"All of a sudden we looked up to see all this water just flooding towards us. It was so fast - it carried down logs and just flashed the whole ground in about two minutes.
"It just happened so fast, we literally just picked ourselves up and got out."
Gideon Hope, 16, said they had just finished afternoon devotion when the waters started flooding into the hall he was in.
"The water just came in, we couldn't do anything about it.
"It was a bit scary," he said.
Others said the water reached their ankles.
Later this evening a police spokesperson said the flooding looked to be receding and, if it continued to do so, police hoped to allow people back into their homes within a couple of hours.
Phil Wallis from the Piha Surf School said "soaking wet, barefoot" people were being let back into their homes at about 8pm.
He said the floodwaters had receded though there were still "big pools of water" around the street.
Wallis' friends had water come through their garage and into a car.
He said he was in the water taking a lesson when the rain started.
"It was horizontal . . . in almost 40 years here it's the strongest rain in a short period I've seen. You couldn't see the beach.
"Immediately the stream stuff started just pumping out brown water."
A nearby stream which usually didn't have any flowing water when there had been little rain transformed into a "torrent".
"It was almost a standing wave coming down the beach."
Earlier on, Fire and Emergency northern shift communications manager Scott Osmond said people were being evacuated from Glenesk Rd.
"Five or six houses are at risk of flooding, so we're evacuating as a precaution."
Osmond said water levels in a nearby creek were rising, due to the heavy rain.
The Piha Surf Lifesaving Club were among those to help following the flooding; with members being called out to help residents whose vehicles had become stranded as a result of flooding waters.
A number of residents were brought back to the club for a short time, where they got to have a meal and a cup of tea before heading back home.

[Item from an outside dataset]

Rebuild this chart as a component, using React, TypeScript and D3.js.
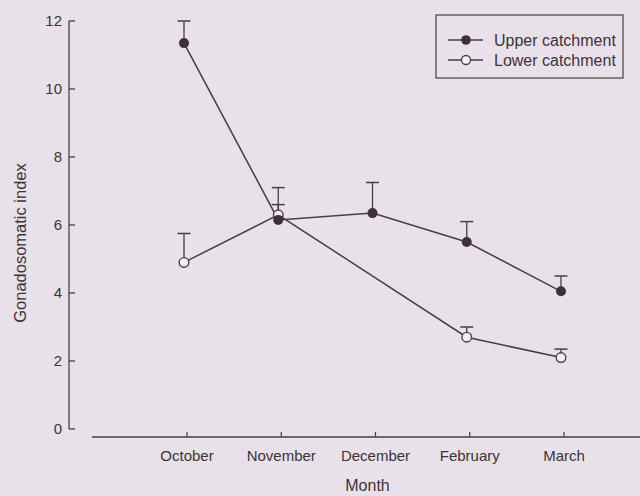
import { useEffect, useRef } from 'react';
import * as d3 from 'd3';

const months = ['October', 'November', 'December', 'February', 'March'];
const upperMean = [11.35, 6.15, 6.35, 5.5, 4.05];
const upperErr = [0.65, 0.95, 0.9, 0.6, 0.45];
const lowerMonths = ['October', 'November', 'February', 'March'];
const lowerMean = [4.9, 6.3, 2.7, 2.1];
const lowerErr = [0.85, 0.3, 0.3, 0.25];
const yTicks = [0, 2, 4, 6, 8, 10, 12];

const WIDTH = 640;
const HEIGHT = 496;
const BG = '#e9e1ea';
const INK = '#4a3c43';
const TEXT = '#3b3338';
const FONT = '"Liberation Sans", Arial, sans-serif';

export default function App() {
  const svgRef = useRef<SVGSVGElement>(null);

  useEffect(() => {
    if (!svgRef.current) return;
    const svg = d3.select(svgRef.current);
    svg.selectAll('*').remove();

    svg.append('rect').attr('width', WIDTH).attr('height', HEIGHT).attr('fill', BG);

    const x = d3.scalePoint<string>().domain(months).range([187, 564]);
    const y = d3.scaleLinear().domain([0, 12]).range([429, 21]);
    const markOffset = -3; // points sit slightly left of the tick marks
    const mx = (m: string) => (x(m) as number) + markOffset;

    // Y axis
    svg.append('line')
      .attr('x1', 69).attr('x2', 69)
      .attr('y1', y(12)).attr('y2', y(0))
      .attr('stroke', INK).attr('stroke-width', 1.3);
    yTicks.forEach((t) => {
      svg.append('line')
        .attr('x1', 69).attr('x2', 75)
        .attr('y1', y(t)).attr('y2', y(t))
        .attr('stroke', INK).attr('stroke-width', 1.3);
      svg.append('text')
        .attr('x', 62).attr('y', y(t) + 5)
        .attr('text-anchor', 'end')
        .attr('font-size', 15)
        .attr('fill', TEXT)
        .text(t);
    });

    // X axis (detached below zero)
    const axisY = 437;
    svg.append('line')
      .attr('x1', 92).attr('x2', WIDTH)
      .attr('y1', axisY).attr('y2', axisY)
      .attr('stroke', INK).attr('stroke-width', 1.3);
    months.forEach((m) => {
      svg.append('line')
        .attr('x1', x(m)!).attr('x2', x(m)!)
        .attr('y1', axisY).attr('y2', axisY - 5)
        .attr('stroke', INK).attr('stroke-width', 1.2);
      svg.append('text')
        .attr('x', x(m)!).attr('y', axisY + 24)
        .attr('text-anchor', 'middle')
        .attr('font-size', 15)
        .attr('fill', TEXT)
        .text(m);
    });

    // Axis titles
    svg.append('text')
      .attr('x', x('December')! - 8).attr('y', 491)
      .attr('text-anchor', 'middle')
      .attr('font-size', 16)
      .attr('fill', TEXT)
      .text('Month');
    svg.append('text')
      .attr('transform', 'translate(26,243) rotate(-90)')
      .attr('text-anchor', 'middle')
      .attr('font-size', 16.5)
      .attr('fill', TEXT)
      .text('Gonadosomatic index');

    // Series
    const line = d3.line<[string, number]>()
      .x((d) => mx(d[0]))
      .y((d) => y(d[1]));

    const drawErr = (m: string, v: number, e: number) => {
      svg.append('line')
        .attr('x1', mx(m)).attr('x2', mx(m))
        .attr('y1', y(v)).attr('y2', y(v + e))
        .attr('stroke', INK).attr('stroke-width', 1.3);
      svg.append('line')
        .attr('x1', mx(m) - 6.5).attr('x2', mx(m) + 6.5)
        .attr('y1', y(v + e)).attr('y2', y(v + e))
        .attr('stroke', INK).attr('stroke-width', 1.5);
    };

    months.forEach((m, i) => drawErr(m, upperMean[i], upperErr[i]));
    lowerMonths.forEach((m, i) => drawErr(m, lowerMean[i], lowerErr[i]));

    svg.append('path')
      .datum(months.map((m, i) => [m, upperMean[i]] as [string, number]))
      .attr('d', line)
      .attr('fill', 'none')
      .attr('stroke', INK)
      .attr('stroke-width', 1.5);
    svg.append('path')
      .datum(lowerMonths.map((m, i) => [m, lowerMean[i]] as [string, number]))
      .attr('d', line)
      .attr('fill', 'none')
      .attr('stroke', INK)
      .attr('stroke-width', 1.5);

    lowerMonths.forEach((m, i) => {
      svg.append('circle')
        .attr('cx', mx(m)).attr('cy', y(lowerMean[i]))
        .attr('r', 4.8)
        .attr('fill', '#f4f1f5')
        .attr('stroke', INK).attr('stroke-width', 1.4);
    });
    months.forEach((m, i) => {
      svg.append('circle')
        .attr('cx', mx(m)).attr('cy', y(upperMean[i]))
        .attr('r', 5)
        .attr('fill', '#3e3036');
    });

    // Legend
    const lg = svg.append('g');
    lg.append('rect')
      .attr('x', 436).attr('y', 15)
      .attr('width', 187).attr('height', 63)
      .attr('fill', 'none')
      .attr('stroke', INK).attr('stroke-width', 1.2);
    [
      { label: 'Upper catchment', filled: true, cy: 40 },
      { label: 'Lower catchment', filled: false, cy: 60 },
    ].forEach((d) => {
      lg.append('line')
        .attr('x1', 448).attr('x2', 483)
        .attr('y1', d.cy).attr('y2', d.cy)
        .attr('stroke', INK).attr('stroke-width', 1.4);
      lg.append('circle')
        .attr('cx', 466).attr('cy', d.cy)
        .attr('r', d.filled ? 4.8 : 4.5)
        .attr('fill', d.filled ? '#3e3036' : '#f4f1f5')
        .attr('stroke', d.filled ? 'none' : INK)
        .attr('stroke-width', 1.3);
      lg.append('text')
        .attr('x', 494).attr('y', d.cy + 6)
        .attr('font-size', 16)
        .attr('fill', TEXT)
        .text(d.label);
    });
  }, []);

  return (
    <div style={{ position: 'fixed', left: 0, top: 0 }}>
      <svg
        ref={svgRef}
        width={WIDTH}
        height={HEIGHT}
        style={{ display: 'block', fontFamily: FONT }}
      />
    </div>
  );
}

Club president Peter Brown said: "We've has flooding at Piha before, but not of this intensity.
"It was just really a very short 30 minute huge amount of heavy rain."
Piha resident Bevan Hill said the local art gallery was flooded as well as the campground.
"There's a lot of people there saying they've never seen anything like it before.
"The river coming out on Piha beach is incredible. It's like the Waikato River flowing out there."
Hill said there was "water everywhere" and he had water coming in his front door on Garden Rd earlier, but was now safe.
There were "a lot of wet and soggy campers" packing items into their cars, and a few tents had ended up underwater.
"It all happened so quickly, too."
A worker at the Piha Surf Shop, which is elevated, said they could see "a lot'' of water down below, following a sudden extreme period of heavy rain this afternoon.
"The flooding is in the valley. My son said there is water over the road at the fire station and the road has been cut off.''
The Piha Fire Station is on Seaview Rd, near Glenesk Rd.
Talking about the weather, the woman said they had had some warning just before conditions turned "extreme".
Debbie Leigh from the Piha RSA said people were reporting cars drifting in the flood waters.
Wallis said friends of his had taken pictures of cars floating in floodwaters, with the water rising up to the sills inside the cars.
A number of people who were walking in the bush on Winstone Track off Piha Rd
called police at 5.15pm concerned they were trapped by rising river levels.
The group of approximately 20 people included people from various groups who
had been walking in the bush through the afternoon and banded together to get
out safely.
They have since found a safe route back out of the bush and were walking out towards Glenesk Rd.